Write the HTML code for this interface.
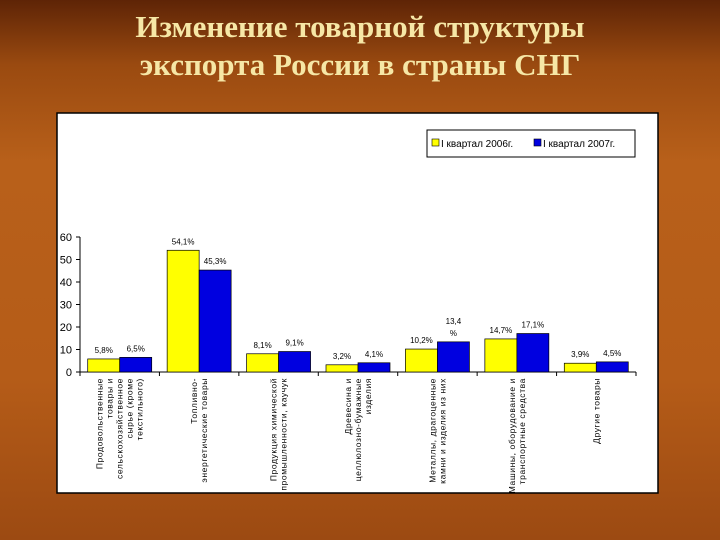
<!DOCTYPE html>
<html><head><meta charset="utf-8"><style>
html,body{margin:0;padding:0;width:720px;height:540px;overflow:hidden}
body{background:linear-gradient(180deg,#5e2406 0%,#9a4a10 12%,#b8601a 30%,#b55c18 70%,#9c4a12 100%);font-family:"Liberation Sans",sans-serif;position:relative}
.title{position:absolute;left:0;top:8px;width:720px;text-align:center;font-family:"Liberation Serif","Noto Serif CJK SC",serif;font-weight:bold;font-size:31px;line-height:38px;color:#f6e7a6}
svg{position:absolute;left:0;top:0}
</style></head><body>
<div class="title">Изменение товарной структуры<br>экспорта России в страны СНГ</div>
<svg width="720" height="540">
<rect x="57" y="113" width="601" height="380" fill="#fff" stroke="#000" stroke-width="1.5"/>
<g>
<rect x="427" y="130" width="208" height="27" fill="#fff" stroke="#000"/>
<rect x="432" y="139" width="7" height="7" fill="#ffff00" stroke="#000" stroke-width="0.6"/>
<text x="441" y="147" font-size="10" fill="#000">I квартал 2006г.</text>
<rect x="534" y="139" width="7" height="7" fill="#0000e0" stroke="#000" stroke-width="0.6"/>
<text x="543" y="147" font-size="10" fill="#000">I квартал 2007г.</text>
</g>
<g id="plot"></g>
</svg>
<script>
const categories=[["Продовольственные","товары и","сельскохозяйственное","сырье (кроме","текстильного)"],["Топливно-","энергетические товары"],["Продукция химической","промышленности, каучук"],["Древесина и","целлюлозно-бумажные","изделия"],["Металлы, драгоценные","камни и изделия из них"],["Машины, оборудование и","транспортные средства"],["Другие товары"]];
const values2006=[5.8,54.1,8.1,3.2,10.2,14.7,3.9];
const values2007=[6.5,45.3,9.1,4.1,13.4,17.1,4.5];
const labels2006=["5,8%","54,1%","8,1%","3,2%","10,2%","14,7%","3,9%"];
const labels2007=["6,5%","45,3%","9,1%","4,1%","13,4 %","17,1%","4,5%"];
const yTicks=[0,10,20,30,40,50,60];
const NS="http://www.w3.org/2000/svg";
const g=document.getElementById('plot');
const x0=80,x1=636,y0=372,ppu=2.25;
const cw=(x1-x0)/categories.length;
function y(v){return y0-v*ppu;}
function mk(t,a,txt){const e=document.createElementNS(NS,t);for(const k in a)e.setAttribute(k,a[k]);if(txt!==undefined)e.textContent=txt;g.appendChild(e);return e;}
let ax=mk('line',{x1:x0,y1:y(60),x2:x0,y2:y0,stroke:'#000'});


let bx=mk('line',{x1:x0,y1:y0,x2:x1,y2:y0,stroke:'#000'});


yTicks.forEach(v=>{
  mk('line',{x1:x0-4,y1:y(v),x2:x0,y2:y(v),stroke:'#000'});
  const t=mk('text',{x:x0-8,y:y(v)+4,'font-size':11,'text-anchor':'end'},String(v));
  
  
});
for(let i=0;i<=categories.length;i++){mk('line',{x1:x0+i*cw,y1:y0,x2:x0+i*cw,y2:y0+4,stroke:'#000'});}
categories.forEach((c,i)=>{
  const cx=x0+i*cw, bw=32;
  const b1=mk('rect',{x:cx+cw/2-bw,y:y(values2006[i]),width:bw,height:values2006[i]*ppu,fill:'#ffff00',stroke:'#000','stroke-width':0.7});
  
  
  const b2=mk('rect',{x:cx+cw/2,y:y(values2007[i]),width:bw,height:values2007[i]*ppu,fill:'#0000e0',stroke:'#000','stroke-width':0.7});
  
  
  const l1=mk('text',{x:cx+cw/2-bw/2,y:y(values2006[i])-6,'font-size':8,'text-anchor':'middle'},labels2006[i]);
  
  
  const parts=labels2007[i].split(' ');
  parts.forEach((p,k)=>{
    const l2=mk('text',{x:cx+cw/2+bw/2,y:y(values2007[i])-6-(parts.length-1-k)*12,'font-size':8,'text-anchor':'middle'},p);
    
    
  });
  const n=c.length;
  c.forEach((line,k)=>{
    const lx=cx+cw/2+(k-(n-1)/2)*10+3;
    const t=mk('text',{x:lx,y:y0+6,'font-size':8.5,'letter-spacing':'0.6','text-anchor':'end',transform:`rotate(-90 ${lx} ${y0+6})`},line);
    
    
  });
});
</script>
</body></html>
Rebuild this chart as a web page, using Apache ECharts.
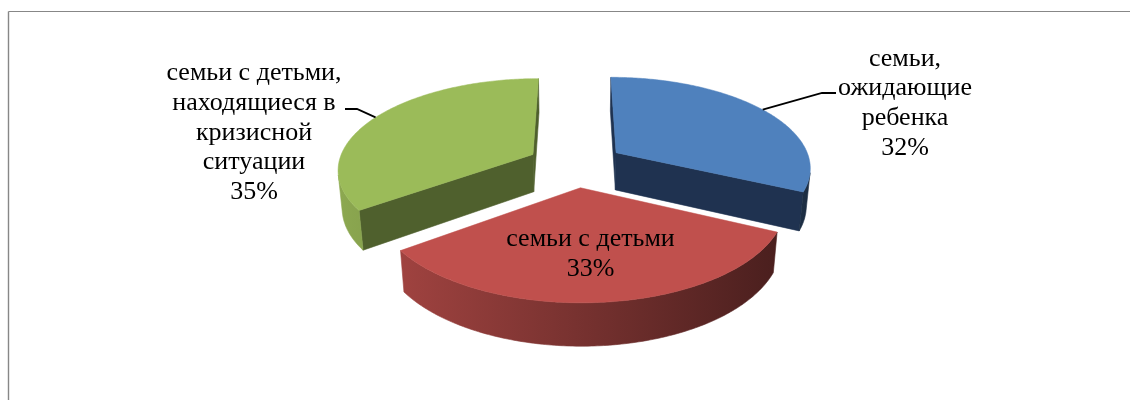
<!DOCTYPE html>
<html><head><meta charset="utf-8">
<script src="https://cdn.jsdelivr.net/npm/echarts/dist/echarts.min.js"></script>
<style>html,body{margin:0;padding:0;background:#fff}#c{width:1130px;height:400px}</style>
</head><body><div id="c"></div>
<script>
// ---- data ----
const categories = ['семьи,\nожидающие\nребенка', 'семьи с детьми', 'семьи с детьми,\nнаходящиеся в\nкризисной\nситуации'];
const values = [32, 33, 35];

// ---- styles ----
const topColors = ['#4F81BD', '#C0504D', '#9BBB59'];
const sideColors = ['#1F3250', '#6E2C2A', '#4F602D'];
const FONT = '26px "Liberation Serif", "Times New Roman", serif';

// ---- 3D view parameters (layout) ----
const P = {cx: 575.7, cy: 164.5, S: 195, sinA: 0.4615, cosA: 0.887, D: 5.91, explode: 0.25, H: 0.222};
const cam = [0, P.D * P.sinA, -P.D * P.cosA];
function proj(X, Y, Z) {
  const depth = 1 + (Z * P.cosA - Y * P.sinA) / P.D;
  return [P.cx + P.S * X / depth, P.cy - P.S * (Y * P.cosA + Z * P.sinA) / depth];
}
// label layout
const labelLayout = [
  {x: 905, y: 103.5, leader: [[822, 93], [836, 93]]},
  {x: 590.5, y: 254.5},
  {x: 254, y: 132.8, leader: [[357, 109], [345, 109]]}
];

const sum = values.reduce((a, b) => a + b, 0);
const geoms = [];
(function () {
  let acc = 0;
  values.forEach(v => {
    const a0 = acc / sum * 2 * Math.PI; acc += v;
    const a1 = acc / sum * 2 * Math.PI; const mid = (a0 + a1) / 2;
    geoms.push({a0, a1, mid, ox: P.explode * Math.sin(mid), oz: P.explode * Math.cos(mid)});
  });
})();
// draw order: back first
const order = geoms.map((g, i) => i).sort((a, b) => geoms[b].oz - geoms[a].oz);

function shade(hex, f) {
  const n = parseInt(hex.slice(1), 16);
  const r = Math.round(((n >> 16) & 255) * f), g = Math.round(((n >> 8) & 255) * f), b = Math.round((n & 255) * f);
  return 'rgb(' + r + ',' + g + ',' + b + ')';
}

function renderItem(params, api) {
  const i = params.dataIndex;
  const g = geoms[i];
  const zb = order.indexOf(i) * 10;
  const children = [];
  // radial walls
  const edges = [[g.a0, [-Math.cos(g.a0), 0, Math.sin(g.a0)]], [g.a1, [Math.cos(g.a1), 0, -Math.sin(g.a1)]]];
  edges.forEach(([a, n]) => {
    const dot = n[0] * (cam[0] - g.ox) + n[1] * (cam[1] - 0) + n[2] * (cam[2] - g.oz);
    if (dot > 0) {
      const ex = g.ox + Math.sin(a), ez = g.oz + Math.cos(a);
      const pts = [proj(g.ox, 0, g.oz), proj(ex, 0, ez), proj(ex, -P.H, ez), proj(g.ox, -P.H, g.oz)];
      children.push({type: 'polygon', shape: {points: pts}, style: {fill: sideColors[i], stroke: sideColors[i], lineWidth: 0.6}, z2: zb + 1});
    }
  });
  // outer curved wall
  const N = 160, vis = [];
  for (let k = 0; k <= N; k++) {
    const t = g.a0 + (g.a1 - g.a0) * k / N;
    const px = g.ox + Math.sin(t), pz = g.oz + Math.cos(t);
    const dot = Math.sin(t) * (cam[0] - px) + Math.cos(t) * (cam[2] - pz);
    if (dot > 0) vis.push(t);
  }
  if (vis.length > 1) {
    const top = vis.map(t => proj(g.ox + Math.sin(t), 0, g.oz + Math.cos(t)));
    const bot = vis.map(t => proj(g.ox + Math.sin(t), -P.H, g.oz + Math.cos(t))).reverse();
    const grad = new echarts.graphic.LinearGradient(340, 0, 810, 0, [
      {offset: 0, color: shade(topColors[i], 0.9)},
      {offset: 1, color: shade(topColors[i], 0.35)}
    ], true);
    children.push({type: 'polygon', shape: {points: top.concat(bot)}, style: {fill: grad, stroke: grad, lineWidth: 0.6}, z2: zb + 2});
  }
  // top face
  const M = 160, face = [proj(g.ox, 0, g.oz)];
  for (let k = 0; k <= M; k++) {
    const t = g.a0 + (g.a1 - g.a0) * k / M;
    face.push(proj(g.ox + Math.sin(t), 0, g.oz + Math.cos(t)));
  }
  children.push({type: 'polygon', shape: {points: face}, style: {fill: topColors[i], stroke: topColors[i], lineWidth: 0.5}, z2: zb + 3});
  // label
  const L = labelLayout[i];
  const pct = Math.round(api.value(1) / sum * 100) + '%';
  children.push({type: 'text', x: L.x, y: L.y, z2: 100,
    style: {text: categories[i] + '\n' + pct, font: FONT, fill: '#000', align: 'center', verticalAlign: 'middle', lineHeight: 29.8}});
  if (L.leader) {
    const anchor = proj(g.ox + Math.sin(g.mid), 0, g.oz + Math.cos(g.mid));
    children.push({type: 'polyline', shape: {points: [anchor].concat(L.leader)}, style: {stroke: '#000', lineWidth: 1.8, fill: null}, z2: 100});
  }
  return {type: 'group', children};
}

const chart = echarts.init(document.getElementById('c'), null, {renderer: 'canvas'});
chart.setOption({
  animation: false,
  backgroundColor: '#fff',
  graphic: [
    {type: 'line', shape: {x1: 8.5, y1: 11.5, x2: 1130, y2: 11.5}, style: {stroke: '#878787', lineWidth: 1.2}, silent: true},
    {type: 'line', shape: {x1: 8.5, y1: 11.5, x2: 8.5, y2: 400}, style: {stroke: '#878787', lineWidth: 1.4}, silent: true}
  ],
  series: [{
    type: 'custom',
    coordinateSystem: 'none',
    renderItem: renderItem,
    data: values.map((v, i) => ({name: categories[i], value: [i, v]}))
  }]
});
</script></body></html>
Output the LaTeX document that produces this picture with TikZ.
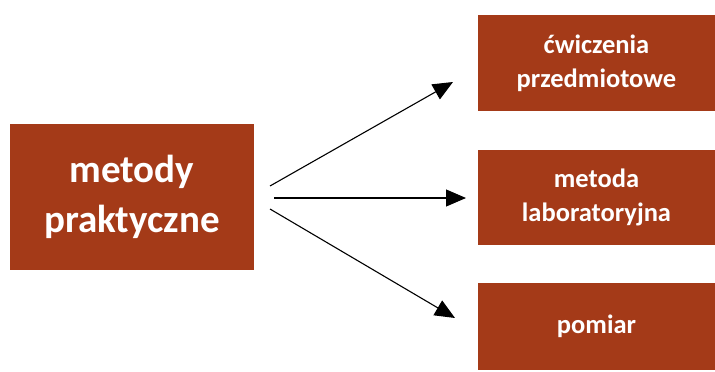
\documentclass[tikz,border=0pt]{standalone}
\usepackage{fontspec}
\setmainfont{Carlito}
\usetikzlibrary{arrows.meta}
\definecolor{boxred}{RGB}{164,58,24}
\begin{document}
\begin{tikzpicture}[x=1pt,y=-1pt,
  box/.style={fill=boxred,draw=none,text=white,font=\bfseries,align=center,inner sep=0pt},
  big/.style={box,minimum width=244pt,minimum height=146pt,font=\fontsize{39}{50}\selectfont\bfseries},
  small/.style={box,minimum width=237pt,minimum height=96pt,font=\fontsize{26.5}{34}\selectfont\bfseries},
  arr/.style={line width=1.1pt,-{Triangle[length=20pt,width=17pt]}}]
\fill[white] (0,0) rectangle (715,372);
\node[big] (m) at (132,196.5) {metody\\praktyczne};
\node[small] (a) at (596.5,63) {ćwiczenia\\przedmiotowe};
\node[small,minimum height=95pt] (b) at (596.5,197.5) {metoda\\laboratoryjna};
\node[small,minimum height=87pt] (c) at (596.5,326.5) {pomiar};
\coordinate (s1) at (270,186);
\coordinate (s2) at (274,198);
\coordinate (s3) at (270,209);
\coordinate (t1) at (453,82);
\coordinate (t2) at (466,198);
\coordinate (t3) at (455,318);
\draw[arr] (s1) -- (t1);
\draw[arr] (s2) -- (t2);
\draw[arr] (s3) -- (t3);
\end{tikzpicture}
\end{document}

* What you are asked to do *
Show all lines above holding "this".

* Solution to the problem *
Write the HTML code for this interface.
Rebuild this chart as a web page, using Apache ECharts.
Output the LaTeX document that produces this picture with TikZ.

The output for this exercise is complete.